What was the source of that stress?

Player physicals.

Because they either didn’t have physicals or their physicals hadn’t been processed, some 20 to 25 players, by Grassman’s count, were unable to participate in the practice.

“To be honest, I did not feel like I was really coaching today,” Grassman said. “More or less, I was managing everything.”

Being a head coach entails a lot more than Xs and Os, that’s for sure.

Grassman, 48, Riverhead’s offensive coordinator the last few years, is the team’s new head coach, but he’s not exactly new. He has been involved in the program since 2003. Not only is this his first head coaching job at this level, but he succeeds Leif Shay, Riverhead’s longest-serving and winningest football coach who stepped aside after 24 years in order to have time to watch his two sons play football. Shay, however, is coaching one of Riverhead’s two middle school teams.

“I never really thought Shay was gonna leave,” said Grassman, who played for Longwood High School.

Grassman said Shay had asked him in March to do him a favor and attend the Suffolk County seeding meeting in his place. “So I went to the seeding meeting with all the information and then he sent me a weird, like subliminal text,” Grassman said. “He goes, ‘A new era has begun.’ And then he came and he goes, ‘I think you can do the job. I think you’ll do good with it.’ ”

Grassman has Scott Hackal, who had been a longtime defensive coordinator for Riverhead, as his offensive coordinator. “This is a rejuvenated Scott Hackal,” said Grassman. Joe Gianotti is the defensive coordinator and Ken Marelli is the special teams coach.

Light rain and temperatures in the low-70s greeted about 67 players for the first practice.
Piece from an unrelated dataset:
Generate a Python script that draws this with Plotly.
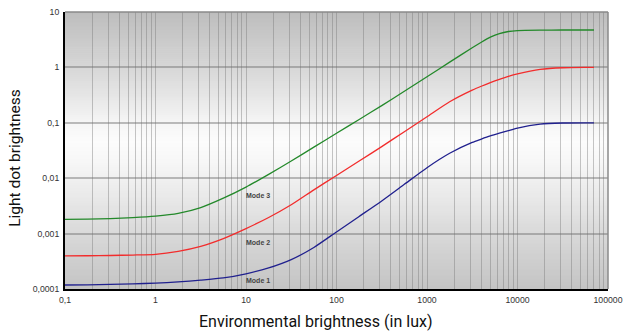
import numpy as np
import plotly.graph_objects as go

# ---------------- data ----------------
lux = [0.1, 0.178, 0.316, 0.562, 1, 1.78, 3.16, 5.62, 10, 17.8, 31.6, 56.2, 100, 178, 316, 562,
       1000, 1780, 3160, 3980, 5010, 6310, 7940, 10000, 17800, 31600, 56200, 70000]

mode1 = [1.180e-4, 1.189e-4, 1.208e-4, 1.239e-4, 1.279e-4, 1.343e-4, 1.445e-4, 1.585e-4, 1.884e-4, 2.399e-4,
         3.388e-4, 5.623e-4, 1.072e-3, 2.042e-3, 3.890e-3, 7.762e-3, 0.01549, 0.02818, 0.04416, 0.0507,
         0.05781, 0.06486, 0.07244, 0.08035, 0.09441, 0.09908, 0.1, 0.1]
mode2 = [3.954e-4, 3.981e-4, 4.027e-4, 4.102e-4, 4.217e-4, 4.786e-4, 5.888e-4, 8.128e-4, 1.230e-3, 1.950e-3,
         3.311e-3, 6.166e-3, 0.01122, 0.02042, 0.03715, 0.06918, 0.1288, 0.2399, 0.3890, 0.4571,
         0.5309, 0.6095, 0.6918, 0.7674, 0.9226, 0.9863, 1.0, 1.0]
mode3 = [1.799e-3, 1.828e-3, 1.871e-3, 1.941e-3, 2.065e-3, 2.317e-3, 2.951e-3, 4.365e-3, 6.918e-3, 0.01175,
         0.02042, 0.03631, 0.06457, 0.1148, 0.2042, 0.3715, 0.6761, 1.245, 2.265, 2.851,
         3.508, 4.074, 4.446, 4.613, 4.699, 4.732, 4.732, 4.732]

series_names = ["Mode 1", "Mode 2", "Mode 3"]
series_colors = ["#20208e", "#f22c2c", "#23892a"]

x_decades = [0.1, 1, 10, 100, 1000, 10000, 100000]
x_labels = ["0,1", "1", "10", "100", "1000", "10000", "100000"]
y_decades = [0.0001, 0.001, 0.01, 0.1, 1, 10]
y_labels = ["0,0001", "0,001", "0,01", "0,1", "1", "10"]

label_pos = {"Mode 1": (13.5, 0.000141), "Mode 2": (13.5, 0.000697), "Mode 3": (13.5, 0.00483)}

# ---------------- figure ----------------
fig = go.Figure()
for name, vals, col in zip(series_names, [mode1, mode2, mode3], series_colors):
    fig.add_trace(go.Scatter(x=lux, y=vals, mode="lines", name=name,
                             line=dict(color=col, width=1.3, shape="spline", smoothing=0.6)))

# vertical grid at all 1..9 multiples
x_grid = []
for d in x_decades[:-1]:
    for m in range(1, 10):
        x_grid.append(d * m)
x_grid.append(x_decades[-1])
x_text = [x_labels[x_decades.index(v)] if v in x_decades else "" for v in x_grid]

# background gradient strips (below gridlines)
stops_f = [0.0, 0.2, 0.4, 0.47, 0.55, 0.68, 0.8, 1.0]
stops_g = [189, 214, 245, 252, 246, 232, 217, 196]
n = 139
shapes = []
for i in range(n):
    f0 = i / n
    f1 = (i + 1) / n
    g = int(round(np.interp((f0 + f1) / 2, stops_f, stops_g)))
    shapes.append(dict(type="rect", xref="paper", yref="paper", x0=0, x1=1,
                       y0=1 - f1, y1=min(1, 1 - f0 + 0.002), layer="below",
                       line=dict(width=0), fillcolor=f"rgb({g},{g},{g})"))
shapes.append(dict(type="line", xref="paper", yref="paper", x0=0, x1=1, y0=1, y1=1,
                   line=dict(color="#8a8a8a", width=1.5), layer="above"))
shapes.append(dict(type="line", xref="paper", yref="paper", x0=1, x1=1, y0=0, y1=1,
                   line=dict(color="#8a8a8a", width=1.5), layer="above"))

annotations = []
for name, (ax_, ay_) in label_pos.items():
    annotations.append(dict(x=np.log10(ax_), y=np.log10(ay_), xref="x", yref="y",
                            text=f"<b>{name}</b>", showarrow=False,
                            font=dict(family="Liberation Sans", size=7, color="#444444")))
annotations.append(dict(x=0.461, y=-0.119, xref="paper", yref="paper", xanchor="center", yanchor="middle",
                        text="Environmental brightness (in lux)", showarrow=False,
                        font=dict(family="Roboto", size=16, color="#111111")))
annotations.append(dict(x=-0.092, y=0.474, xref="paper", yref="paper", xanchor="center", yanchor="middle",
                        text="Light dot brightness", textangle=-90, showarrow=False,
                        font=dict(family="Roboto", size=15.5, color="#111111")))

fig.update_layout(
    width=623, height=335,
    margin=dict(l=65, r=15, t=12, b=46),
    paper_bgcolor="white", plot_bgcolor="#e0e0e0",
    showlegend=False,
    shapes=shapes, annotations=annotations,
    xaxis=dict(type="log", range=[np.log10(x_decades[0]), np.log10(x_decades[-1])],
               tickvals=x_grid, ticktext=x_text, showgrid=True,
               gridcolor="rgba(120,120,120,0.42)", gridwidth=1,
               showline=True, linecolor="black", linewidth=2,
               ticks="outside", ticklen=2, tickcolor="rgba(0,0,0,0)",
               tickfont=dict(family="Liberation Sans", size=8.7, color="#333333"),
               zeroline=False, fixedrange=True, automargin=False),
    yaxis=dict(type="log", range=[np.log10(y_decades[0]), np.log10(y_decades[-1])],
               tickvals=y_decades, ticktext=y_labels, showgrid=True,
               gridcolor="rgba(110,110,110,0.45)", gridwidth=2,
               showline=True, linecolor="black", linewidth=2,
               ticks="outside", ticklen=2, tickcolor="rgba(0,0,0,0)",
               tickfont=dict(family="Liberation Sans", size=8.7, color="#333333"),
               zeroline=False, fixedrange=True, automargin=False),
)

fig.write_html("out.html", config={"displayModeBar": False},
               post_script="document.body.style.margin='0';")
Riverhead is seeded 10th among 12 teams in Suffolk Division I. But the Blue Waves haven’t let preseason seedings deter them in the recent past. In 2019, Riverhead’s first season in Division I, it was seeded last in the division, but surprisingly went 6-3, losing to Longwood in a playoff game. After losing the 2020 season to the coronavirus pandemic, Riverhead was once again seeded last in Division I in 2021, but surpassed expectations again, reaching a playoff qualifier, losing to a powerful Walt Whitman team and finishing with a 4-5 record.

Freshman Maurice Scott, one of five candidates for the starting quarterback job, throwing a pass Monday. (Credit: Bob Liepa)

Can Riverhead surprise again?

Senior running back/outside linebacker Amari Funn thinks so. He said, “I like being the underdog.”

Riverhead has 14 seniors and 12 returning players from last year. “Basically, we’re a Division I school, with kind of Division IV numbers,” said Grassman, who believes the program is still feeling the bite suffered when the school district’s 2020-21 budget failed.

The quarterback position involves an open competition with five candidates: freshman Maurice Scott, sophomore Thomas Williams (who returned to Riverhead after transferring to St. Anthony’s), juniors John Lennon III (last year’s junior varsity starter) and Kevin Johnson and senior LeVon Short.

Riverhead must shore up a defensive line that lost two top players in James Foster, who was a four-year varsity player (he played one year for Westhampton Beach), and Lamarion Hopkins, who was a three-year starter. “That’s hard to replace,” said Grassman.

“Our lines [are] looking pretty solid, our receivers are looking good, running backs, quarterback, so it’s looking like we’re gonna have a good year, you know,” senior slot receiver/free safety Angelo Confort said. “Hopefully we can make it back to the playoffs and this time go a little bit further, and I think we can probably do that.”

Grassman has advantages in that he knows the team’s history, its system (which will not change much, he said), the players, and he also has Shay as an available resource. Grassman said Shay called him at 6 a.m. Monday morning to wish him good luck.

Grassman said the full impact of his new job will hit him Sept. 10 when Riverhead opens its season at home to Central Islip. That’s when it will become real.

“I’m going to say, it’s hard replacing, you know, a legend,” he said. “Twenty years, it’s hard to replace that. I’m just gonna try to do the best I can.”